All of that aside, I'll try to directly address a few of your comments:
Often, they consume more and more
memory over runtime.
Assuming that this isn't just what the program is doing (for whatever reason, maybe it has a leak, maybe it has to keep track of an increasing amount of data), I imagine that it has to do with the free hash space ratio defaults set by the (Sun/Oracle) JVM. The default value for -XX:MinHeapFreeRatio is 40%, while -XX:MaxHeapFreeRatio is 70%. This means that any time there is only 40% of the heap space remaining, the heap will be resized by claiming more memory from the operating system (provided that this won't exceed -Xmx). Conversely, it will only* free heap memory back to the operating system if the free space exceeds 70%.
Consider what happens if I run a memory-intensive operation in Eclipse; profiling, for example. My memory consumption will shoot up, resizing the heap (likely multiple times) along the way. Once I'm done, the memory requirement falls back down, but it likely won't drop so far that 70% of the heap is free. That means that there's now a lot of underutilized space allocated that the JVM has no intention of releasing. This is a major drawback, but you might be able to work around it by customizing the percentages to your situation. To get a better picture of this, you really should profile your application so you can see the utilized versus allocated heap space. I personally use YourKit, but there are many good alternatives to choose from.
*I don't know if this is actually the only time and how this is observed from the perspective of the OS, but the documentation says it's the "maximum percentage of heap free after GC to avoid shrinking," which seems to suggest that.
Even some very small sample demo
applications load huge amounts of
memory.
I guess this depends on what kind of applications they are. I feel that Java GUI applications run memory-heavy, but I don't have any evidence one way or another. Did you have a specific example that we could look at?
But why is it needed to load the
library for each Java instance?
Well, how would you handle loading multiple Java applications if not creating new JVM processes? The isolation of the processes is a good thing, which means independent loading. I don't think that's so uncommon for processes in general, though.
As a final note, the slow start times you asked about in another question likely come from several intial heap reallocations necessary to get to the baseline application memory requirement (due to -Xms and -XX:MinHeapFreeRatio), depending what the default values are with your JVM.

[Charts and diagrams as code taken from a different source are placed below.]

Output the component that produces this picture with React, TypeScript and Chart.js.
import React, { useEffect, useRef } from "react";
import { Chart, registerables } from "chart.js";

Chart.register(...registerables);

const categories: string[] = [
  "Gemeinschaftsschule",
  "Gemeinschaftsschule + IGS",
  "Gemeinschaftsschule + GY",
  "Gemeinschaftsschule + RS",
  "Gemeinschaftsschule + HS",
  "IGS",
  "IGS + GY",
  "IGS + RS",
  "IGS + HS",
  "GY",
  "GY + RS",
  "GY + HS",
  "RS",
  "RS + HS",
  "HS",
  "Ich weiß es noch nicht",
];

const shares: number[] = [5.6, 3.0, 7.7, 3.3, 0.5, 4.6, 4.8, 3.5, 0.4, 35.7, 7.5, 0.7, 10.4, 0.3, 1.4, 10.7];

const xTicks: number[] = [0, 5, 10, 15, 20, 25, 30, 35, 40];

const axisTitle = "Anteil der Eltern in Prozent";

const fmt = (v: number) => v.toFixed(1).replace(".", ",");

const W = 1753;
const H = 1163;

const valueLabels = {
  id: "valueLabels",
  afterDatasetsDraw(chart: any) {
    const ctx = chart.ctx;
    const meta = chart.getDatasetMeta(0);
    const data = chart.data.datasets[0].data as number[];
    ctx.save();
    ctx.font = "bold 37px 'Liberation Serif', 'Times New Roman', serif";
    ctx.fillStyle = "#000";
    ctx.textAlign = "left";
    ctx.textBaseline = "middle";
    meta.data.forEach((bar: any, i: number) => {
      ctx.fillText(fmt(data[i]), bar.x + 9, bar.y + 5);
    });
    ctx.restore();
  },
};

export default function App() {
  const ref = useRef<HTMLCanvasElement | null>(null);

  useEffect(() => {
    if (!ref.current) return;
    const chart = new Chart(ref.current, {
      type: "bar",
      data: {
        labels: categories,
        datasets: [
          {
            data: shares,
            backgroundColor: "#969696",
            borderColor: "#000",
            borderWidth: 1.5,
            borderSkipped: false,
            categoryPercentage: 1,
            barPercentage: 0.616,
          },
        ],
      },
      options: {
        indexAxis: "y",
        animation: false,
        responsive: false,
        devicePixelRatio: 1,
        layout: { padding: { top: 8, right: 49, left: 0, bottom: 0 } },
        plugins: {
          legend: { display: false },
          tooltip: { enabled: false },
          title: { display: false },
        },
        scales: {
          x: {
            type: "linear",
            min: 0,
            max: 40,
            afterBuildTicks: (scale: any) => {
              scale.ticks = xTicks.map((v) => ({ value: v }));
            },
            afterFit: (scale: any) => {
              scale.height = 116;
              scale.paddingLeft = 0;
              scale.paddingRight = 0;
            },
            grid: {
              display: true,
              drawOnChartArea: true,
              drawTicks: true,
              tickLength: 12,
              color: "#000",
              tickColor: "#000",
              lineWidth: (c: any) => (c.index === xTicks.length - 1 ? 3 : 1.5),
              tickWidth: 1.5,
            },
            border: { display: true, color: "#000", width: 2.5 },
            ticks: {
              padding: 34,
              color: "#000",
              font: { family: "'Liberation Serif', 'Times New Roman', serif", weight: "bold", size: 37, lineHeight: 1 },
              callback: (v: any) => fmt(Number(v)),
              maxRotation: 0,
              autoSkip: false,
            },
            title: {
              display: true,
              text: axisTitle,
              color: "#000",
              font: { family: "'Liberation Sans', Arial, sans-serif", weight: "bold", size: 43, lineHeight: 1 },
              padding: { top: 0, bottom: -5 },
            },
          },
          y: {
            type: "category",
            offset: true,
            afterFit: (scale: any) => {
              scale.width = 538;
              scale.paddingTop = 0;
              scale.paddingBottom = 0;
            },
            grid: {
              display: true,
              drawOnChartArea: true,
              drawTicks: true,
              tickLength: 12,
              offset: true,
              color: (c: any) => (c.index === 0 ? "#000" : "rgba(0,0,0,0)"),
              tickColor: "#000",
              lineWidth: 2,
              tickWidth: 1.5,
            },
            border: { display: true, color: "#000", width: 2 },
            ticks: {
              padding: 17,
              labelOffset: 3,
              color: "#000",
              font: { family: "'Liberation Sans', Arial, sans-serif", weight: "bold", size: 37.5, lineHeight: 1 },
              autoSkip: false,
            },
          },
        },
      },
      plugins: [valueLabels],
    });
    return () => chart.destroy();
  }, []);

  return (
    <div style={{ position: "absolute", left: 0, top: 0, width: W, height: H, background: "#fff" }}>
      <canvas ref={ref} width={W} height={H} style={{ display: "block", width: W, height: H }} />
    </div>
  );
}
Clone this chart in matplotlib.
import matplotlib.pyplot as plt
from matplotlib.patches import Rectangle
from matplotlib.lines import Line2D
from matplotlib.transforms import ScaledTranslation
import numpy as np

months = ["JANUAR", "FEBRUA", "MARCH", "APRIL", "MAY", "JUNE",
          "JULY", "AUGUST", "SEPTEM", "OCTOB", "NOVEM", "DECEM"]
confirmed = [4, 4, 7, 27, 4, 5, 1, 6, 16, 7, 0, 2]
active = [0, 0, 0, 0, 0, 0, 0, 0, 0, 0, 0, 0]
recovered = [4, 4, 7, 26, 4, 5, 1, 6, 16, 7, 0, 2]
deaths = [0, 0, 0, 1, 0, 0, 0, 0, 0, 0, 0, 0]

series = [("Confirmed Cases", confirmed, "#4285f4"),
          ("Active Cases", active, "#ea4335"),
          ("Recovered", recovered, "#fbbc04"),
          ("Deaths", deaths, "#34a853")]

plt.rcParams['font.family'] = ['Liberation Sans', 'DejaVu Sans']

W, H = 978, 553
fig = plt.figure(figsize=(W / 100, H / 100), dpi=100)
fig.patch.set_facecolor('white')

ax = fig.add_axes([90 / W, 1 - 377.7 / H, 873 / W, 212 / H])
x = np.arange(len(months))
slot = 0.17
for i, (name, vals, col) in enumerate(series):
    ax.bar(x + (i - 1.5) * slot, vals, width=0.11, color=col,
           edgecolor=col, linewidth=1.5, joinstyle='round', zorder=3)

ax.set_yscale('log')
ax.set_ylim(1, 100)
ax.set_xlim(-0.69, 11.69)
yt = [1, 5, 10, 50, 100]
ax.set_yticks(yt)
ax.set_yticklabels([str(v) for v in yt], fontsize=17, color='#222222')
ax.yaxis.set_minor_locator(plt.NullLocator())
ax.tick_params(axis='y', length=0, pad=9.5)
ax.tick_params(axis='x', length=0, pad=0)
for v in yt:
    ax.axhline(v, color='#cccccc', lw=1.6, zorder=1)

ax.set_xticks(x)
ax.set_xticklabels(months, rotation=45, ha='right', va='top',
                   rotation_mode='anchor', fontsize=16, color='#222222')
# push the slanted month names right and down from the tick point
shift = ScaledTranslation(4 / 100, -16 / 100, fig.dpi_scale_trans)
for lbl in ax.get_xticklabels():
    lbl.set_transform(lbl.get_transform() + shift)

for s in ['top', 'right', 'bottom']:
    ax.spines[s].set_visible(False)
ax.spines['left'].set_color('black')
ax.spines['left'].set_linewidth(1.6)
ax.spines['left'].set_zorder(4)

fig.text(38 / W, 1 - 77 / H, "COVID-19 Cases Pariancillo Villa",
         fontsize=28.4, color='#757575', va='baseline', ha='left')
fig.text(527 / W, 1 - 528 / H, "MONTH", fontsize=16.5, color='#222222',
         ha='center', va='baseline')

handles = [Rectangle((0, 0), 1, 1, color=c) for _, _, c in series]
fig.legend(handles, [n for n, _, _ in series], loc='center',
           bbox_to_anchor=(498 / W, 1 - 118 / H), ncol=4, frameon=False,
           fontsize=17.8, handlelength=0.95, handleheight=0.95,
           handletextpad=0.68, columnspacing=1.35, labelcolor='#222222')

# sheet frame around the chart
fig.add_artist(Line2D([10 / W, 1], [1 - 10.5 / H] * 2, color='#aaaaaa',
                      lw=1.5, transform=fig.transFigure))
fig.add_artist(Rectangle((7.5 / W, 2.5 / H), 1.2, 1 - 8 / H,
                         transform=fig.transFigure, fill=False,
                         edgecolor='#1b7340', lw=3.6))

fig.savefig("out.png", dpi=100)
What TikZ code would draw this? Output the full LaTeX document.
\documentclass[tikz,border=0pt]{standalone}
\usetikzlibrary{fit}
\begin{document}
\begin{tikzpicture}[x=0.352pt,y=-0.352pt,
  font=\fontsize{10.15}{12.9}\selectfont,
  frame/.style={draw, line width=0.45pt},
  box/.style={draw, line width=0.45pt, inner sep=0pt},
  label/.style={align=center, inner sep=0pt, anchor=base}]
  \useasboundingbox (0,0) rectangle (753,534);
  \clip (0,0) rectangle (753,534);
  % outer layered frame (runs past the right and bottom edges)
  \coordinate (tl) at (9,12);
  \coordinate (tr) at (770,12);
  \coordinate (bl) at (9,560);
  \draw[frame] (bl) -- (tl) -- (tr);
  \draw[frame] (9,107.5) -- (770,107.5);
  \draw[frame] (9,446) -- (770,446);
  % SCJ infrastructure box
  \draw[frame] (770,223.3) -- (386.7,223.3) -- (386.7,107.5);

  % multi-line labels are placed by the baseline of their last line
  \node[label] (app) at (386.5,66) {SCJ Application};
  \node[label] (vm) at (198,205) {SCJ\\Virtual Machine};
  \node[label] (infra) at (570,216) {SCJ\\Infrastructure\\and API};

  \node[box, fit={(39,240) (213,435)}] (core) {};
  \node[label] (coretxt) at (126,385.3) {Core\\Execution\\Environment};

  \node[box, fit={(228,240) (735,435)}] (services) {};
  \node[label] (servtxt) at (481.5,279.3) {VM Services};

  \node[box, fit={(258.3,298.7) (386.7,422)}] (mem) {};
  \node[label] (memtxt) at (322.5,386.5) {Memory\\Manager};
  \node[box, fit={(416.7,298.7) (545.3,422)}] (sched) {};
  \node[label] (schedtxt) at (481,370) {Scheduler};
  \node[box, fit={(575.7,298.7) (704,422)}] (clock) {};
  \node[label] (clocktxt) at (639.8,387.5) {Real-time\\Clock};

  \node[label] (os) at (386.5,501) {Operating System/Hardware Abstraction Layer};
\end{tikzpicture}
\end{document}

Java runs inside a Virtual Machine, which constrains many parts of its behavior. Note the term "Virtual Machine." It is literally running as though the machine is a separate entity, and the underlying machine/OS are simply resources. The -Xmx value is defining the maximum amount of memory that the VM will have, while the -Xms defines the starting memory available to the application.
The VM is a product of the binary being system agnostic - this was a solution used to allow the byte code to execute wherever. This is similar to an emulator - say for old gaming systems. It is emulating the "machine" that the game runs on.
The reason why you run into an OutOfMemoryException is because the Virtual Machine has hit the -Xmx limit - it has literally run out of memory.
As far as smaller programs go, they will often require a larger percentage of their memory for the VM. Also, Java has a default starting -Xmx and -Xms (I don't remember what they are right now) that it will always start with. The overhead of the VM and the libraries becomes much less noticable when you start to build and run "real" applications.
The memory argument related to QT and the like is true, but is not the whole story. While it uses more memory than some of those, those are compiled for specific architectures. It has been a while since I have used QT or similar libraries, but I remember the memory management not being very robust, and memory leaks are still common today in C/C++ programs. The nice thing about Garbage Collection is that it removes many of the common "gotchas" that cause memory leaks. (Note: Not all of them. It is still very possible to leak memory in Java, just a bit harder).
Hope this helps clear up some of the confusion you may have been having.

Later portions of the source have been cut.